The Patriots didn’t make the Super Bowl in 2003, but won it in 2004 after Belichick reached back into his bag of equine tricks and showed the team a tape of Secretariat’s Belmont Stakes. This time the motivation was not courage and determination, but what true greatness looks like. The Pats won the Super Bowl again in 2005, and regardless of how one wishes to look at it, their dominance began after the showing of Tiznow’s Classic, with a little help, of course, from a young quarterback called in to replace the injured Drew Bledsoe in 2001 named Tom Brady.

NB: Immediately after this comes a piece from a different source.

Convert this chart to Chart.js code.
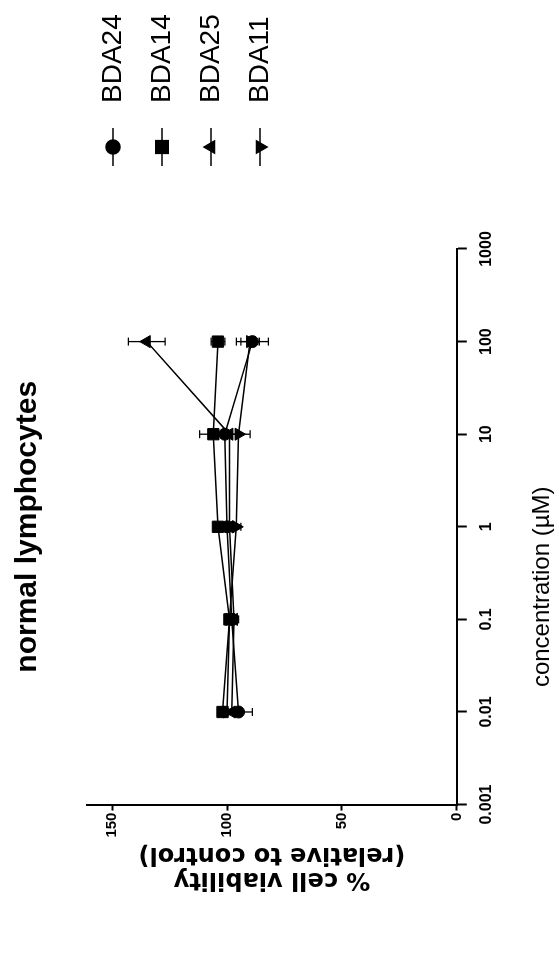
<!DOCTYPE html>
<html>
<head>
<meta charset="utf-8">
<script src="https://cdn.jsdelivr.net/npm/chart.js@4.4.0/dist/chart.umd.min.js"></script>
<style>
  html, body { margin: 0; padding: 0; background: #fff; overflow: hidden; }
  #wrap {
    position: absolute; left: 0; top: 0;
    width: 957px; height: 559px;
    transform-origin: 0 0;
    transform: translate(0, 957px) rotate(-90deg);
  }
</style>
</head>
<body>
<div id="wrap"><canvas id="chart" width="957" height="559"></canvas></div>
<script>
// concentrations (uM) and % viability per compound
const concentrations = [0.01, 0.1, 1, 10, 100];
const xTickValues = [0.001, 0.01, 0.1, 1, 10, 100, 1000];
const yTickValues = [0, 50, 100, 150];

const bda24 = [95, 98, 100, 101, 89];
const bda24Err = [6, 2, 2, 3, 7];
const bda14 = [102, 99, 104, 106, 104];
const bda14Err = [2, 2, 2, 6, 3];
const bda25 = [98, 97, 99, 99, 135];
const bda25Err = [2, 2, 2, 3, 8];
const bda11 = [100, 99, 96, 95, 90];
const bda11Err = [3, 2, 2, 5, 4];

const xTitle = 'concentration (\u00b5M)';

const FONT = "'Liberation Sans', Arial, sans-serif";
const WIDE = "'DejaVu Sans', Verdana, sans-serif";

function pts(vals) {
    return concentrations.map((c, i) => ({ x: c, y: vals[i] }));
}

// legend icon: short line with the marker on it
function makeIcon(style, rot) {
    const c = document.createElement('canvas');
    c.width = 40; c.height = 18;
    const g = c.getContext('2d');
    g.strokeStyle = '#000';
    g.lineWidth = 1.5;
    g.beginPath(); g.moveTo(1, 9); g.lineTo(39, 9); g.stroke();
    Chart.helpers.drawPoint(g, { pointStyle: style, rotation: rot, radius: style === 'rect' ? 9 : 7, borderWidth: 1 }, 20, 9);
    g.fillStyle = '#000';
    g.fill();
    return c;
}

const series = [
    { label: 'BDA24', data: bda24, err: bda24Err, style: 'circle', rot: 0, r: 6 },
    { label: 'BDA14', data: bda14, err: bda14Err, style: 'rect', rot: 0, r: 8 },
    { label: 'BDA25', data: bda25, err: bda25Err, style: 'triangle', rot: 0, r: 7 },
    { label: 'BDA11', data: bda11, err: bda11Err, style: 'triangle', rot: 180, r: 7 }
];

const errorBars = {
    id: 'errorBars',
    afterDatasetsDraw(chart) {
        const ctx = chart.ctx;
        const xs = chart.scales.x, ys = chart.scales.y;
        ctx.save();
        ctx.strokeStyle = '#000';
        ctx.lineWidth = 1.3;
        series.forEach(s => {
            concentrations.forEach((c, i) => {
                const px = xs.getPixelForValue(c);
                const top = ys.getPixelForValue(s.data[i] + s.err[i]);
                const bot = ys.getPixelForValue(s.data[i] - s.err[i]);
                ctx.beginPath();
                ctx.moveTo(px, top); ctx.lineTo(px, bot);
                ctx.moveTo(px - 4, top); ctx.lineTo(px + 4, top);
                ctx.moveTo(px - 4, bot); ctx.lineTo(px + 4, bot);
                ctx.stroke();
            });
        });
        ctx.restore();
    }
};

// x axis title sits left of the axis centre in the original
const xAxisTitle = {
    id: 'xAxisTitle',
    afterDraw(chart) {
        const xs = chart.scales.x;
        const ctx = chart.ctx;
        ctx.save();
        ctx.fillStyle = '#000';
        ctx.font = '24px ' + FONT;
        ctx.textAlign = 'center';
        ctx.textBaseline = 'middle';
        ctx.fillText(xTitle, xs.left + 0.392 * (xs.right - xs.left), 542);
        ctx.restore();
    }
};

// centre the title over the plot and park the legend beside it
const placeBoxes = {
    id: 'placeBoxes',
    afterLayout(chart) {
        const area = chart.chartArea;
        const t = chart.titleBlock;
        if (t) { t.left = area.left; t.right = area.right; }
        const lg = chart.legend;
        if (lg) {
            const pad = lg.options.labels.padding;
            const fs = lg.options.labels.font.size;
            const w = lg.width, h = lg.height;
            lg.left = 780 - pad;
            lg.top = 113 - fs / 2 - pad;
            lg.right = lg.left + w;
            lg.bottom = lg.top + h;
        }
    }
};

new Chart(document.getElementById('chart'), {
    type: 'line',
    data: {
        datasets: series.map(s => ({
            label: s.label,
            data: pts(s.data),
            borderColor: '#000',
            backgroundColor: '#000',
            borderWidth: 1.5,
            pointStyle: s.style,
            pointRotation: s.rot,
            pointRadius: s.r,
            pointBorderWidth: 1,
            tension: 0
        }))
    },
    options: {
        responsive: false,
        devicePixelRatio: 1,
        animation: false,
        layout: { padding: { left: 63, right: 249, top: 10, bottom: 53 } },
        scales: {
            x: {
                type: 'logarithmic',
                min: 0.001,
                max: 1000,
                afterBuildTicks: s => { s.ticks = xTickValues.map(v => ({ value: v })); },
                ticks: {
                    color: '#000',
                    font: { family: FONT, size: 16, weight: 'bold' },
                    padding: 10,
                    maxRotation: 0,
                    callback: v => String(v)
                },
                grid: { drawOnChartArea: false, tickLength: 10, tickWidth: 2, color: '#000' },
                border: { display: true, color: '#000', width: 2 }
            },
            y: {
                min: 0,
                max: 161,
                afterBuildTicks: s => { s.ticks = yTickValues.map(v => ({ value: v })); },
                ticks: {
                    color: '#000',
                    font: { family: FONT, size: 15, weight: 'bold' },
                    padding: 2
                },
                grid: { drawOnChartArea: false, tickLength: 6, tickWidth: 2, color: '#000' },
                border: { display: true, color: '#000', width: 2 },
                title: {
                    display: true,
                    text: ['% cell viability', '(relative to control)'],
                    color: '#000',
                    font: { family: WIDE, size: 24, weight: 'bold', lineHeight: 1.05 },
                    padding: { top: 2, bottom: 2 }
                }
            }
        },
        plugins: {
            title: {
                display: true,
                text: 'normal lymphocytes',
                color: '#000',
                font: { family: FONT, size: 30, weight: 'bold', lineHeight: 1.2 },
                padding: { top: 0, bottom: 41 }
            },
            legend: {
                position: 'chartArea',
                align: 'start',
                labels: {
                    usePointStyle: true,
                    pointStyleWidth: 60,
                    padding: 21,
                    color: '#000',
                    font: { family: FONT, size: 28 },
                    generateLabels: chart => {
                        const items = Chart.defaults.plugins.legend.labels.generateLabels(chart);
                        return items.map((it, i) => Object.assign(it, {
                            pointStyle: makeIcon(series[i].style, series[i].rot),
                            rotation: 0
                        }));
                    }
                }
            },
            tooltip: { enabled: false }
        }
    },
    plugins: [errorBars, xAxisTitle, placeBoxes]
});
</script>
</body>
</html>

During the Christmas holiday of 2001, Jay Robbins received a Christmas card from Belichick that read simply: “Thanks for the inspiration.”
The following February, Belichick presented the Eclipse Award for champion older male to the connections of Tiznow, a fitting ending to a remarkable story.
Belichick said at the time, "I am very excited to be participating in this year's Eclipse Awards. As an avid horseracing fan and someone who appreciates greatness in all sports, it is truly an honor to be involved with recognizing the finest horses and owners in the world."
And thanks in part to one of those horses, Belichick and the Patriots were able to reach incredible heights and now are in a position to be called the greatest dynasty ever, right up there with Vince Lombardi’s Green Bay Packers and the Pittsburgh Steelers. The difference is, because of free agency, they have dominated the sport with totally different personnel.
Who knows what really turned around the Patriots. The obvious answer is Tom Brady. But maybe, just maybe, there were other forces involved that no one can explain. Why not? After all, Thoroughbred racing is all about romantics and dreamers.
Following the Super Bowl, Belichick said of Brady: "He's the guy that fights to the end and competes to the end." He could very well have been talking about a certain Thoroughbred who once inspired a team.